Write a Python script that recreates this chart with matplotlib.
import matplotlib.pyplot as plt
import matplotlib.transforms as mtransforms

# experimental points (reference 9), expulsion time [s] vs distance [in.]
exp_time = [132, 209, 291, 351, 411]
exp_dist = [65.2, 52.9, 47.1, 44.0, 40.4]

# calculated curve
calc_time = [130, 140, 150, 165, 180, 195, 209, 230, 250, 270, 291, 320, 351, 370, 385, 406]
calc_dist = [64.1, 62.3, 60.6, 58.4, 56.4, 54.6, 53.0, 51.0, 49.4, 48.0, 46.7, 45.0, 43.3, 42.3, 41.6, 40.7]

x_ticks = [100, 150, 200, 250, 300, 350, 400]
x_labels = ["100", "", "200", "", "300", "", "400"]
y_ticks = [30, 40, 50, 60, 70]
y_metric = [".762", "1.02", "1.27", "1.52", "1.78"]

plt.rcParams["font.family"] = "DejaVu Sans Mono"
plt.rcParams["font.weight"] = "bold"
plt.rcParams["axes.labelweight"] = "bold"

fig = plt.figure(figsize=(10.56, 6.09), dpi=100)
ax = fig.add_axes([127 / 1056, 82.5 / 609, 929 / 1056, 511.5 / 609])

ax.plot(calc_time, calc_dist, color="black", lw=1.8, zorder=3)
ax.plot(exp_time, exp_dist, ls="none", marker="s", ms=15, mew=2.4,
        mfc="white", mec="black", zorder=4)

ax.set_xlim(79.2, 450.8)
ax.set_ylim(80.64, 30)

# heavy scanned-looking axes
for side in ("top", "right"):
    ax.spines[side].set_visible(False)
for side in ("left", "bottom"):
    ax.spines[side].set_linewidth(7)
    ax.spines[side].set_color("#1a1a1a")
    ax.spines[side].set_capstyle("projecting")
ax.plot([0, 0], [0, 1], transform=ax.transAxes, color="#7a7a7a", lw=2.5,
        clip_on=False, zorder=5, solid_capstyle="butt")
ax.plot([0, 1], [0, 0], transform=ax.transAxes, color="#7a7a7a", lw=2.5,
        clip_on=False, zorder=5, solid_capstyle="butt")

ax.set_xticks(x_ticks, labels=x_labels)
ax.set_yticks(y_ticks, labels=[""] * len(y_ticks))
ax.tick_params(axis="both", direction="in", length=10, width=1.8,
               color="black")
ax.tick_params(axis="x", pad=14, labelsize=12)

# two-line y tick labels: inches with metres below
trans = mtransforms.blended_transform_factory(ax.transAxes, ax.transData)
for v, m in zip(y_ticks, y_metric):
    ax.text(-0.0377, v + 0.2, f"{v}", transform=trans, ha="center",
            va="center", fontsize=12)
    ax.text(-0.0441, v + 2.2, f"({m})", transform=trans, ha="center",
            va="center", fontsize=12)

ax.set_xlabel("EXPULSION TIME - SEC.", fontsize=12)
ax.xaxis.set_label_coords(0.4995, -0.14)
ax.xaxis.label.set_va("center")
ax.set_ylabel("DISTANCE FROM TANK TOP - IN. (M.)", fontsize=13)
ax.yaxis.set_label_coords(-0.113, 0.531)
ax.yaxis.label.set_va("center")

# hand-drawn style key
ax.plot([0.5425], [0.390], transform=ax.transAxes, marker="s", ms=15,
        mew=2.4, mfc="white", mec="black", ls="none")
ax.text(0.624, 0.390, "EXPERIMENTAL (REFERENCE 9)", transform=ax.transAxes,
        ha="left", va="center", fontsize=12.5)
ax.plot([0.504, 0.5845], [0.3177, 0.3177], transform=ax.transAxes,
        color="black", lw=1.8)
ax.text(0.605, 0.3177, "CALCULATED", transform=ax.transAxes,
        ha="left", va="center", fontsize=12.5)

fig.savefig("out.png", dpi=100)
= = = =
Stated exercise >>
Go through the listing and print each line exactly as it appears.

The reply >>
Write a Python script that recreates this chart with matplotlib.
import matplotlib.pyplot as plt
import matplotlib.transforms as mtransforms

# experimental points (reference 9), expulsion time [s] vs distance [in.]
exp_time = [132, 209, 291, 351, 411]
exp_dist = [65.2, 52.9, 47.1, 44.0, 40.4]

# calculated curve
calc_time = [130, 140, 150, 165, 180, 195, 209, 230, 250, 270, 291, 320, 351, 370, 385, 406]
calc_dist = [64.1, 62.3, 60.6, 58.4, 56.4, 54.6, 53.0, 51.0, 49.4, 48.0, 46.7, 45.0, 43.3, 42.3, 41.6, 40.7]

x_ticks = [100, 150, 200, 250, 300, 350, 400]
x_labels = ["100", "", "200", "", "300", "", "400"]
y_ticks = [30, 40, 50, 60, 70]
y_metric = [".762", "1.02", "1.27", "1.52", "1.78"]

plt.rcParams["font.family"] = "DejaVu Sans Mono"
plt.rcParams["font.weight"] = "bold"
plt.rcParams["axes.labelweight"] = "bold"

fig = plt.figure(figsize=(10.56, 6.09), dpi=100)
ax = fig.add_axes([127 / 1056, 82.5 / 609, 929 / 1056, 511.5 / 609])

ax.plot(calc_time, calc_dist, color="black", lw=1.8, zorder=3)
ax.plot(exp_time, exp_dist, ls="none", marker="s", ms=15, mew=2.4,
        mfc="white", mec="black", zorder=4)

ax.set_xlim(79.2, 450.8)
ax.set_ylim(80.64, 30)

# heavy scanned-looking axes
for side in ("top", "right"):
    ax.spines[side].set_visible(False)
for side in ("left", "bottom"):
    ax.spines[side].set_linewidth(7)
    ax.spines[side].set_color("#1a1a1a")
    ax.spines[side].set_capstyle("projecting")
ax.plot([0, 0], [0, 1], transform=ax.transAxes, color="#7a7a7a", lw=2.5,
        clip_on=False, zorder=5, solid_capstyle="butt")
ax.plot([0, 1], [0, 0], transform=ax.transAxes, color="#7a7a7a", lw=2.5,
        clip_on=False, zorder=5, solid_capstyle="butt")

ax.set_xticks(x_ticks, labels=x_labels)
ax.set_yticks(y_ticks, labels=[""] * len(y_ticks))
ax.tick_params(axis="both", direction="in", length=10, width=1.8,
               color="black")
ax.tick_params(axis="x", pad=14, labelsize=12)

# two-line y tick labels: inches with metres below
trans = mtransforms.blended_transform_factory(ax.transAxes, ax.transData)
for v, m in zip(y_ticks, y_metric):
    ax.text(-0.0377, v + 0.2, f"{v}", transform=trans, ha="center",
            va="center", fontsize=12)
    ax.text(-0.0441, v + 2.2, f"({m})", transform=trans, ha="center",
            va="center", fontsize=12)

ax.set_xlabel("EXPULSION TIME - SEC.", fontsize=12)
ax.xaxis.set_label_coords(0.4995, -0.14)
ax.xaxis.label.set_va("center")
ax.set_ylabel("DISTANCE FROM TANK TOP - IN. (M.)", fontsize=13)
ax.yaxis.set_label_coords(-0.113, 0.531)
ax.yaxis.label.set_va("center")

# hand-drawn style key
ax.plot([0.5425], [0.390], transform=ax.transAxes, marker="s", ms=15,
        mew=2.4, mfc="white", mec="black", ls="none")
ax.text(0.624, 0.390, "EXPERIMENTAL (REFERENCE 9)", transform=ax.transAxes,
        ha="left", va="center", fontsize=12.5)
ax.plot([0.504, 0.5845], [0.3177, 0.3177], transform=ax.transAxes,
        color="black", lw=1.8)
ax.text(0.605, 0.3177, "CALCULATED", transform=ax.transAxes,
        ha="left", va="center", fontsize=12.5)

fig.savefig("out.png", dpi=100)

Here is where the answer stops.